08
de fevereiro de 2015 | N° 18067
ANTONIO
PRATA
Daniel
Se
esta crônica está sendo publicada hoje é porque nasceu o meu filho, Daniel. (Se
esta crônica não está sendo publicada hoje é porque ele ainda não nasceu, mas
se ele ainda não nasceu e essa crônica não está sendo publicada hoje, esta
frase não tem razão de ser, uma vez que não será lida por ninguém além de mim e
da Andressa, a quem mando este texto, por precaução. Tudo bom, Andressa? Não,
Andressa, eu não quis dizer que a gente não era ninguém.
Ah,
o correto é “a gente era ninguém”? Obrigado, Andressa. Eu não quis dizer que a
gente era ninguém, mas é que as crônicas costumam ser pra mais do que duas
pessoas. Se bem que, pensando melhor, nem todas. Esta aqui, por exemplo, é pra
uma pessoa só. Afinal, como eu ia dizendo até ser interrompido pela visita
inesperada de uns parênteses, se esta crônica está sendo publicada hoje é
porque você nasceu, Daniel).
Você
era ninguém, agora você é alguém – e, acredite, filho, essa é a coisa mais
fantástica que pode acontecer com ninguém, em todo o universo.
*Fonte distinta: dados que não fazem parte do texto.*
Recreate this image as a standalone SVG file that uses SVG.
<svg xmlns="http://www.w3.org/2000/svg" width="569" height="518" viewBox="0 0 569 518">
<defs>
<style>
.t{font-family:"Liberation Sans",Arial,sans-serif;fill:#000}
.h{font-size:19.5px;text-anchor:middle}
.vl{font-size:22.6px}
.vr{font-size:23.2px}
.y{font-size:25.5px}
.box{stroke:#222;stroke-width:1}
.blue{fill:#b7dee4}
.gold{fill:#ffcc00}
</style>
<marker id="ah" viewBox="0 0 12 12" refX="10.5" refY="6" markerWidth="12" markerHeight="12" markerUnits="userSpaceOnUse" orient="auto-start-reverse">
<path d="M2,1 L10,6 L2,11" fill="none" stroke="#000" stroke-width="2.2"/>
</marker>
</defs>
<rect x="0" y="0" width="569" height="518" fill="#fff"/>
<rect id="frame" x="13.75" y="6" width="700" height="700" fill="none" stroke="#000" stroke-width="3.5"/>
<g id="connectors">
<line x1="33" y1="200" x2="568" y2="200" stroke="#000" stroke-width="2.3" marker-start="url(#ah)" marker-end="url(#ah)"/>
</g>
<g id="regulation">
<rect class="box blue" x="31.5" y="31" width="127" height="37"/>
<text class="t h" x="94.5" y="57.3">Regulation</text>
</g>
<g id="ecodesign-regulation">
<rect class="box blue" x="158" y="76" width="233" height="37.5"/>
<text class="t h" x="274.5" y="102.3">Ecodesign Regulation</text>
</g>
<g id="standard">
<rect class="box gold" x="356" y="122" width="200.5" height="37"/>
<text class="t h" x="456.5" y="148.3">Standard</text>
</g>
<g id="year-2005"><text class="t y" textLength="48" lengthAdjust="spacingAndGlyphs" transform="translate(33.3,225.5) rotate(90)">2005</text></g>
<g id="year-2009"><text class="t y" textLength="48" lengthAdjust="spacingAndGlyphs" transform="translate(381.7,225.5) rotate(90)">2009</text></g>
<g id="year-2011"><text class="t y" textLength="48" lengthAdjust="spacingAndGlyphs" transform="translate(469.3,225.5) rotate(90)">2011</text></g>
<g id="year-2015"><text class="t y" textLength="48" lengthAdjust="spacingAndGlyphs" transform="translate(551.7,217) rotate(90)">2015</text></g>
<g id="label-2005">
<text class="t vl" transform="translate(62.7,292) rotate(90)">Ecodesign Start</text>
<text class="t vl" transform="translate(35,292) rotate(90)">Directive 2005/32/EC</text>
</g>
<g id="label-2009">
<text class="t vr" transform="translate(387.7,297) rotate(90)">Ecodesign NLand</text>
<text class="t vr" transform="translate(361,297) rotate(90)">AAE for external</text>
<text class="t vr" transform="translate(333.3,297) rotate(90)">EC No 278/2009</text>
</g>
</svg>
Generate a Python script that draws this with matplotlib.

Eu digo
“acredite” porque não é exatamente um consenso por estas bandas ultrauterinas.
Há quem fique na dúvida entre ser ou não ser, há quem diga que chove muito ou
pouco e há dor de dente e nas costas e tantas outras dores do mundo e o melhor
seria não ser ou ser granito ou fumaça, o que dá na mesma.
Um
homem muito sabido chegou a dizer que o que todo mundo quer é voltar praquele
lugar morninho do qual você acabou de sair. Talvez ele tenha razão, mas como a
via é de mão única, eu digo para o seu alento: tem muito programa bom, por
aqui.
Não
sei nem por onde começar, porque não sei ainda do que você gosta. Eu e a sua
mãe vamos tentar mostrar um pouco de tudo, aí você decide. Carne, peixe,
frango; Palavra Cantada, Ramones, Cartola; mar, campo, cidade; arara, camelo,
avestruz; tinta, massinha, carvão; Corinthians, Corinthians, Corinthians –
lamento, filho, mas por mais pluralistas que sejamos, há algumas regras que
precisam ser seguidas. Brincadeira, eu vou te amar mesmo que o seu avô te
converta num são-paulino. Mas saiba que isso vai dificultar um pouco a nossa
relação. E muito a minha relação com o seu avô. É uma escolha sua. E do seu
avô. (Tá dado o recado, Mario Luis.)
Daniel,
prometo que vamos fazer o que estiver ao nosso alcance pra te ajudar, mas desde
já peço desculpas por nossos inúmeros tropeços. Embora estejamos mais
experientes depois da Olivia – duvido, por exemplo, que em vez de pomada pra
assaduras passemos pasta de dentes no seu bumbum (as bisnagas eram idênticas!
Caramba, Weleda!) –, alguns deslizes são inevitáveis.
Esta
crônica tá meio confusa, verdade. É que é difícil esse negócio de dar as boas
vindas a alguém que chega ao mundo. Não sei se falo do Drummond ou do dedo na
tomada, se calo ou te compro uma bicicleta. Tudo bem, faz parte. A vida também
é confusa, Daniel. É confusa, chove, dói dente, costas e outros costados, mas
vale muito a pena. Você não existia, agora existe: esse é o grande milagre
diante do qual nos curvamos, crentes ou ateus, corintianos ou são-paulinos.
Seja bem-vindo, meu filho, seja o que você quiser, seja o que você puder,
desculpa qualquer coisa – e cuidado com as tomadas.